* [Work to do]:
Transcribe exactly the lines from the one containing "What matplotlib code" through the one containing "200), (732, 115)]", both included, and leave out any pictures.

* [Given data]:
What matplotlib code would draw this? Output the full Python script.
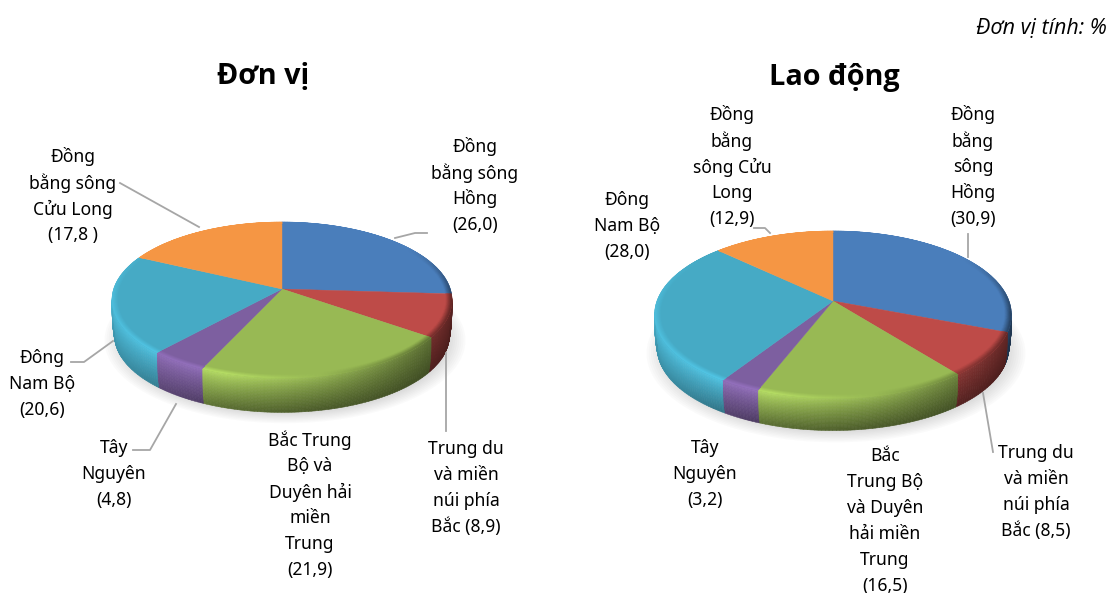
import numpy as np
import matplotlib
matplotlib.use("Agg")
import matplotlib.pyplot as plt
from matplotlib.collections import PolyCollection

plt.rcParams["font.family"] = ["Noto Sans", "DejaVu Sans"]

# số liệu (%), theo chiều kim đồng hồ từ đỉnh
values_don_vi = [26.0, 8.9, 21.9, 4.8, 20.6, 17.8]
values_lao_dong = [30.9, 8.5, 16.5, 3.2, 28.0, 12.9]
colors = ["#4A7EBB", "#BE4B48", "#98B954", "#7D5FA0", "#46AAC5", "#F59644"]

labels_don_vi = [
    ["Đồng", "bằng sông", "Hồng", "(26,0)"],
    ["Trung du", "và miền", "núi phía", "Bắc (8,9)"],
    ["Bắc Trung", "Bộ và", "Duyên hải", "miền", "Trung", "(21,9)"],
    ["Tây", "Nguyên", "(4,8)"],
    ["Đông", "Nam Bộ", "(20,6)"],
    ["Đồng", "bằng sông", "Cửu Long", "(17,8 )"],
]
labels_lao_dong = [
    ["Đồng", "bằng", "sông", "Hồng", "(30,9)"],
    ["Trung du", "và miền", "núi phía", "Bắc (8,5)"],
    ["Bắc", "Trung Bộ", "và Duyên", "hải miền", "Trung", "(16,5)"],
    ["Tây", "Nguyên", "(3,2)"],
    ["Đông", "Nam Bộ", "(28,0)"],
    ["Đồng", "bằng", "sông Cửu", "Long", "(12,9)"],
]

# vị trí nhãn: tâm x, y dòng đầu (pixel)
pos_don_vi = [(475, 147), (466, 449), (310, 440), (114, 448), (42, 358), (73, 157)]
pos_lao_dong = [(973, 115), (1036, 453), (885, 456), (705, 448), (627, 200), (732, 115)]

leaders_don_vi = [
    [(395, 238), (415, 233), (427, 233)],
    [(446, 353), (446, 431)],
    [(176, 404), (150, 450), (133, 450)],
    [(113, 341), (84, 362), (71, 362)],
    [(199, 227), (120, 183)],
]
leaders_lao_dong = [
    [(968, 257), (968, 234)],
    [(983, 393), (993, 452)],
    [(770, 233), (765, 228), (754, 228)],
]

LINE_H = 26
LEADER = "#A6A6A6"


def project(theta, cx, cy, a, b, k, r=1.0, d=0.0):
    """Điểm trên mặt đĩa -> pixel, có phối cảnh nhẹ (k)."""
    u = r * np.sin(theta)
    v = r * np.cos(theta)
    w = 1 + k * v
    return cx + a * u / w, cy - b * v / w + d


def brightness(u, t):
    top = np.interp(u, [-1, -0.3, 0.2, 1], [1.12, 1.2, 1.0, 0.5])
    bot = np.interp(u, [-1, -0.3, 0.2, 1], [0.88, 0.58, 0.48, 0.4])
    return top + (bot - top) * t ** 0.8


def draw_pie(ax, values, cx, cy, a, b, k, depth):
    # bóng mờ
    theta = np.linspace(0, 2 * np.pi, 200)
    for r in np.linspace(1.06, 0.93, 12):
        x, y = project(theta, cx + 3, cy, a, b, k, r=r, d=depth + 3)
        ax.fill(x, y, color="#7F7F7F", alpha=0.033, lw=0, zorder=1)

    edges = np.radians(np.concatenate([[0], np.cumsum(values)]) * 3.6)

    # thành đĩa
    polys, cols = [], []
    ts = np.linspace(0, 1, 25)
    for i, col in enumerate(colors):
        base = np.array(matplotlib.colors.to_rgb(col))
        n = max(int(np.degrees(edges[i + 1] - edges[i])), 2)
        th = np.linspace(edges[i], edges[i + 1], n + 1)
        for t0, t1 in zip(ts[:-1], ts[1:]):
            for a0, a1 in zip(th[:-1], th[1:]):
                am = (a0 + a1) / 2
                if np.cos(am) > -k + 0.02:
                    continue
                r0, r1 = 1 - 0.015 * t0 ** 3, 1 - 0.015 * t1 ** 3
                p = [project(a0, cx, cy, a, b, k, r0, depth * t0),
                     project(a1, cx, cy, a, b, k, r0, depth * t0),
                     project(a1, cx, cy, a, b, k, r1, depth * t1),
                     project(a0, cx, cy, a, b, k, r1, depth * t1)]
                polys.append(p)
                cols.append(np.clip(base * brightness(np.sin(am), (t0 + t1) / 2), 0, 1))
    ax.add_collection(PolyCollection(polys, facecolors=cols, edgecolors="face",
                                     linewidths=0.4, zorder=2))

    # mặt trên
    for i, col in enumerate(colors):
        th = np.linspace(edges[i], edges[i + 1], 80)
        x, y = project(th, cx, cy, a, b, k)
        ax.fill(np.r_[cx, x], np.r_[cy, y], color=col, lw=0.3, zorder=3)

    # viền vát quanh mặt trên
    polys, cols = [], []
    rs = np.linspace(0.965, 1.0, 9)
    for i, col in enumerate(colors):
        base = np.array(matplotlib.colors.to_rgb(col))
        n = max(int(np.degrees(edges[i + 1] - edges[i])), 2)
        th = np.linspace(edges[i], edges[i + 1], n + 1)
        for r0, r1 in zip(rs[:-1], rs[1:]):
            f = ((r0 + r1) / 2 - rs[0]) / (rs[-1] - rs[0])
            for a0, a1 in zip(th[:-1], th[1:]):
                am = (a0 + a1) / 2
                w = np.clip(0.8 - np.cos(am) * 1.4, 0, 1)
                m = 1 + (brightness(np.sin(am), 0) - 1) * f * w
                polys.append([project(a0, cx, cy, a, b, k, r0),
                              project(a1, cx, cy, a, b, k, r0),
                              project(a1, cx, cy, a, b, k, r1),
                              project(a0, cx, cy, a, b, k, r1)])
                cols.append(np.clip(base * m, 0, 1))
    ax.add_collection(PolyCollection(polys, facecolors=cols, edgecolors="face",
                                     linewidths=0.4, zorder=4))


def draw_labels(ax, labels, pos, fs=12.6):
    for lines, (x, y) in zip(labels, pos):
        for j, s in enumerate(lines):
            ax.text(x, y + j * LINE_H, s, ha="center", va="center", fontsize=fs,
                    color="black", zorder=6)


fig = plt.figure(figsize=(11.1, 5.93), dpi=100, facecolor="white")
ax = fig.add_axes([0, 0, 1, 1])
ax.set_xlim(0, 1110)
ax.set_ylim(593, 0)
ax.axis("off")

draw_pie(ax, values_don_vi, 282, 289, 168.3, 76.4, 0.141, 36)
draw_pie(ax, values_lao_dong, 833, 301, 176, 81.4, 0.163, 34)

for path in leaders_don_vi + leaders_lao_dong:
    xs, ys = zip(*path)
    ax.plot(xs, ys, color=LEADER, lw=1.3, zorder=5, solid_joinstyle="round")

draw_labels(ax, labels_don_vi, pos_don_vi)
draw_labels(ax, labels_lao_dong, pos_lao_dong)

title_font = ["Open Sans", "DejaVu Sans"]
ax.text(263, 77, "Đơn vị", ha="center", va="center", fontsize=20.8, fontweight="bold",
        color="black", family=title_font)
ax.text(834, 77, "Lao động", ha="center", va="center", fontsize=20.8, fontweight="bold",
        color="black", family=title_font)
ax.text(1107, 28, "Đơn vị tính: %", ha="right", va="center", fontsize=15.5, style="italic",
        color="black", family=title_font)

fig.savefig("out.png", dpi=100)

---

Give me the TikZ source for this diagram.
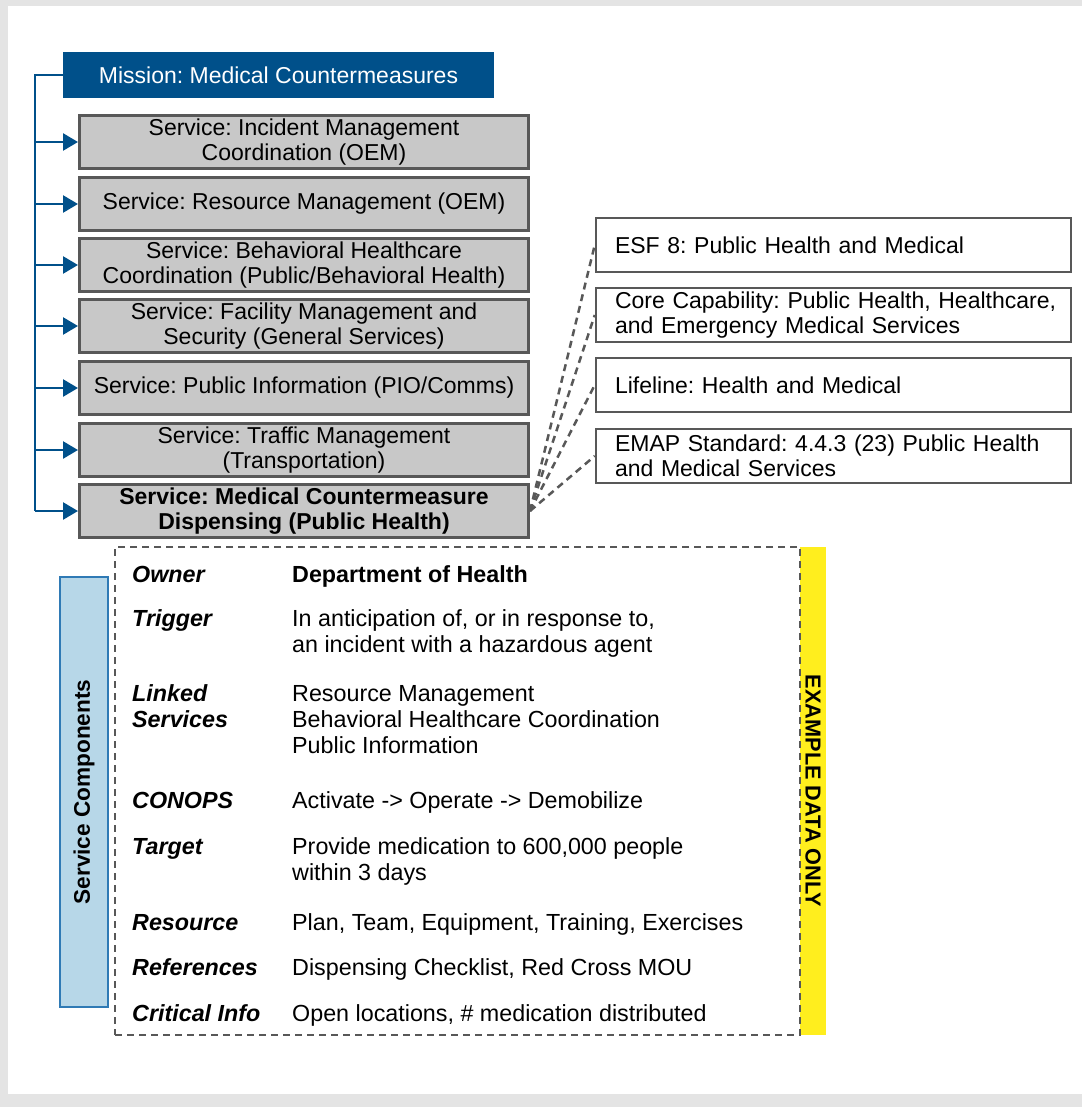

---

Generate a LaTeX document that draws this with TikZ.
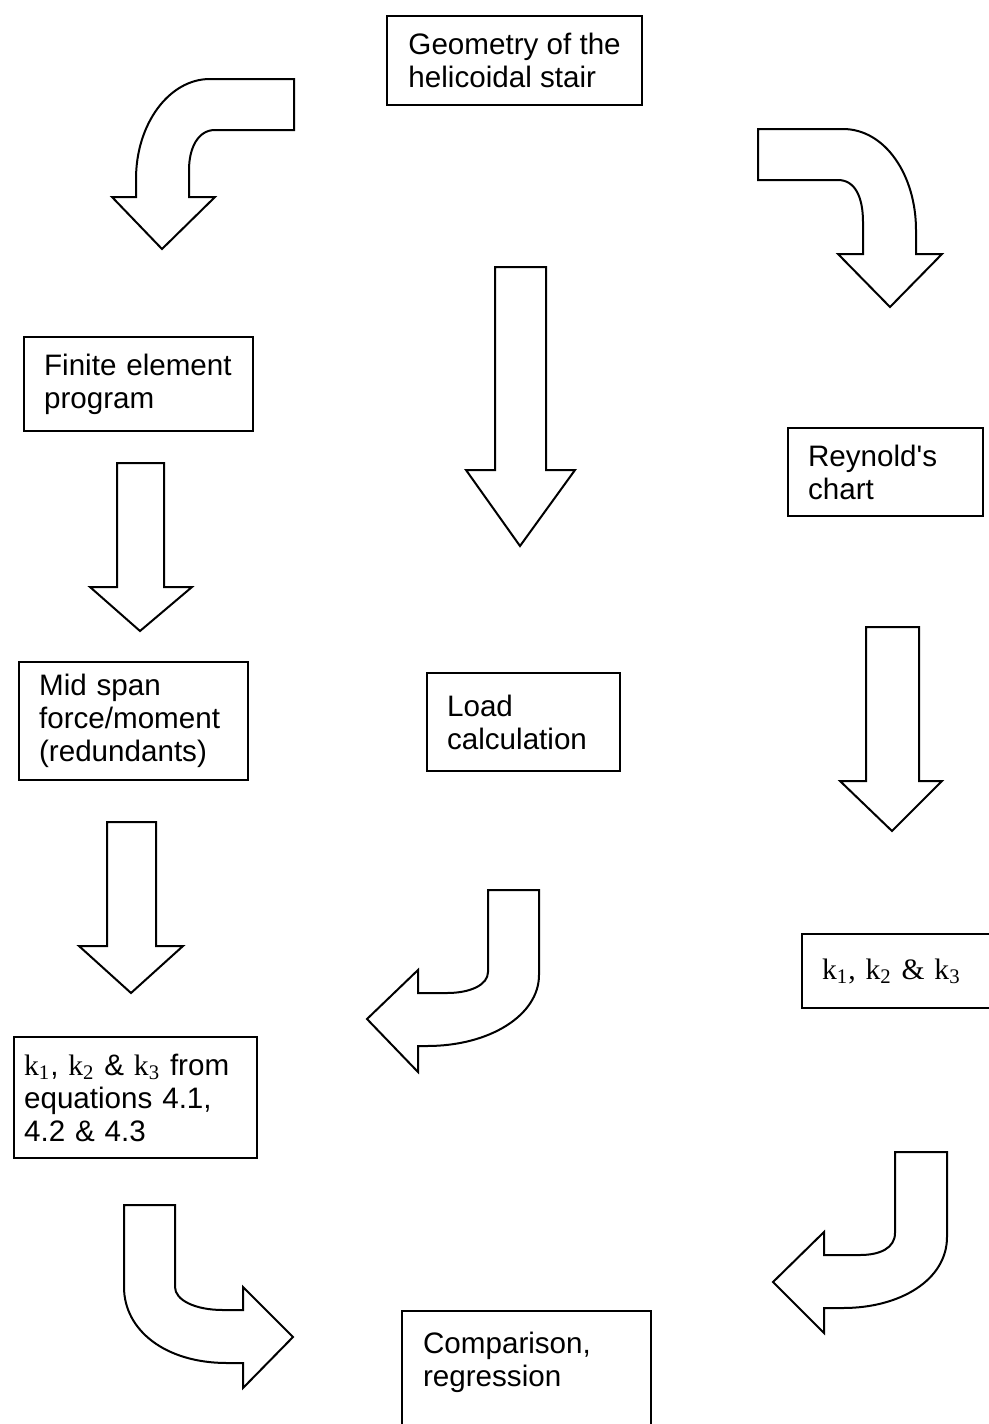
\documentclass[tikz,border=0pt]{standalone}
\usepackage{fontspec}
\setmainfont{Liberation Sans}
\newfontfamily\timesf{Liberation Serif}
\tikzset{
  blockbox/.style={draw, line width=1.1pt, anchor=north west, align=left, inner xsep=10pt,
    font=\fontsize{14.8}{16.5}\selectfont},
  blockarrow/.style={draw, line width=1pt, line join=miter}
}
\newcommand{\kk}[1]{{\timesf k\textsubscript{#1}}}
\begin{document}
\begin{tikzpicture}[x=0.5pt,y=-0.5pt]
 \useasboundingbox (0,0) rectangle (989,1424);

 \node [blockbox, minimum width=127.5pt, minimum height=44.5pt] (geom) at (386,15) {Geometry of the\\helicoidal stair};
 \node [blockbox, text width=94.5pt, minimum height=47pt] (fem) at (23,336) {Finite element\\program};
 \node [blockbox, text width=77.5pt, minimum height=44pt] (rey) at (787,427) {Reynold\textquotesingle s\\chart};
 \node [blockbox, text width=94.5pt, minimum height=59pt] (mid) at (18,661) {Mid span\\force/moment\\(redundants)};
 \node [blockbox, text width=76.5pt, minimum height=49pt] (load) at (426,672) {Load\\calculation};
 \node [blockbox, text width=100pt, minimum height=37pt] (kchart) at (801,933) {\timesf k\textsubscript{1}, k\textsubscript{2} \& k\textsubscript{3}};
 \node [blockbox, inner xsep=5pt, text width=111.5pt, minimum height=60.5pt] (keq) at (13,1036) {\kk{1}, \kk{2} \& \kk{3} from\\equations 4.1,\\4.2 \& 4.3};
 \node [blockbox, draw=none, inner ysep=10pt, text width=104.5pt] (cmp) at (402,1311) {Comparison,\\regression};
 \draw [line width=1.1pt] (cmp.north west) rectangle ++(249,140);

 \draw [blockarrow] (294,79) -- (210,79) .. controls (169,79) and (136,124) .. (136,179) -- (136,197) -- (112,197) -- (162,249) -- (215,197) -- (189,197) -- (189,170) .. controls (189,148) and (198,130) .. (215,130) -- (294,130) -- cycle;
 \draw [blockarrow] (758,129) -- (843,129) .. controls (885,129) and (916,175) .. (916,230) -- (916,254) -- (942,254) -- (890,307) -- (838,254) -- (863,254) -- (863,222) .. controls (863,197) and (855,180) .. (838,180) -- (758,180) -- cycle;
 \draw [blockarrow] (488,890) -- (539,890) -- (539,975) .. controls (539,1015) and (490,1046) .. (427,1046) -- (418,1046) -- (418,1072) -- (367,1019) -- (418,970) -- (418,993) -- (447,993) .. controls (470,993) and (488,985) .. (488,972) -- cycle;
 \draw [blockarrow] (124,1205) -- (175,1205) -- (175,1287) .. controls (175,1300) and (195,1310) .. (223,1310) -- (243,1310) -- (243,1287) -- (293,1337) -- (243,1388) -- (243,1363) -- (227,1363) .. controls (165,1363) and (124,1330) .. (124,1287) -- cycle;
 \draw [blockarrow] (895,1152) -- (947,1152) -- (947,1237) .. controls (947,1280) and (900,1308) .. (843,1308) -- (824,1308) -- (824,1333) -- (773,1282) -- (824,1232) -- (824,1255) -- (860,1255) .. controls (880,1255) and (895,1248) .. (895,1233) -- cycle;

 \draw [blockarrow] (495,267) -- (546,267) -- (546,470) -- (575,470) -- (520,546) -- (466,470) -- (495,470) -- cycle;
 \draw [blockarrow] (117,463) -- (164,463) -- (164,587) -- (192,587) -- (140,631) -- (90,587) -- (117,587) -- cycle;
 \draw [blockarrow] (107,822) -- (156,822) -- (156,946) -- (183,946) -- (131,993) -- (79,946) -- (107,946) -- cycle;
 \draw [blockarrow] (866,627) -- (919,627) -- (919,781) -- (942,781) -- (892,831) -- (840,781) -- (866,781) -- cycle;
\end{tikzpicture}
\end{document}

* [Result of the exercise]:
What matplotlib code would draw this? Output the full Python script.
import numpy as np
import matplotlib
matplotlib.use("Agg")
import matplotlib.pyplot as plt
from matplotlib.collections import PolyCollection

plt.rcParams["font.family"] = ["Noto Sans", "DejaVu Sans"]

# số liệu (%), theo chiều kim đồng hồ từ đỉnh
values_don_vi = [26.0, 8.9, 21.9, 4.8, 20.6, 17.8]
values_lao_dong = [30.9, 8.5, 16.5, 3.2, 28.0, 12.9]
colors = ["#4A7EBB", "#BE4B48", "#98B954", "#7D5FA0", "#46AAC5", "#F59644"]

labels_don_vi = [
    ["Đồng", "bằng sông", "Hồng", "(26,0)"],
    ["Trung du", "và miền", "núi phía", "Bắc (8,9)"],
    ["Bắc Trung", "Bộ và", "Duyên hải", "miền", "Trung", "(21,9)"],
    ["Tây", "Nguyên", "(4,8)"],
    ["Đông", "Nam Bộ", "(20,6)"],
    ["Đồng", "bằng sông", "Cửu Long", "(17,8 )"],
]
labels_lao_dong = [
    ["Đồng", "bằng", "sông", "Hồng", "(30,9)"],
    ["Trung du", "và miền", "núi phía", "Bắc (8,5)"],
    ["Bắc", "Trung Bộ", "và Duyên", "hải miền", "Trung", "(16,5)"],
    ["Tây", "Nguyên", "(3,2)"],
    ["Đông", "Nam Bộ", "(28,0)"],
    ["Đồng", "bằng", "sông Cửu", "Long", "(12,9)"],
]

# vị trí nhãn: tâm x, y dòng đầu (pixel)
pos_don_vi = [(475, 147), (466, 449), (310, 440), (114, 448), (42, 358), (73, 157)]
pos_lao_dong = [(973, 115), (1036, 453), (885, 456), (705, 448), (627, 200), (732, 115)]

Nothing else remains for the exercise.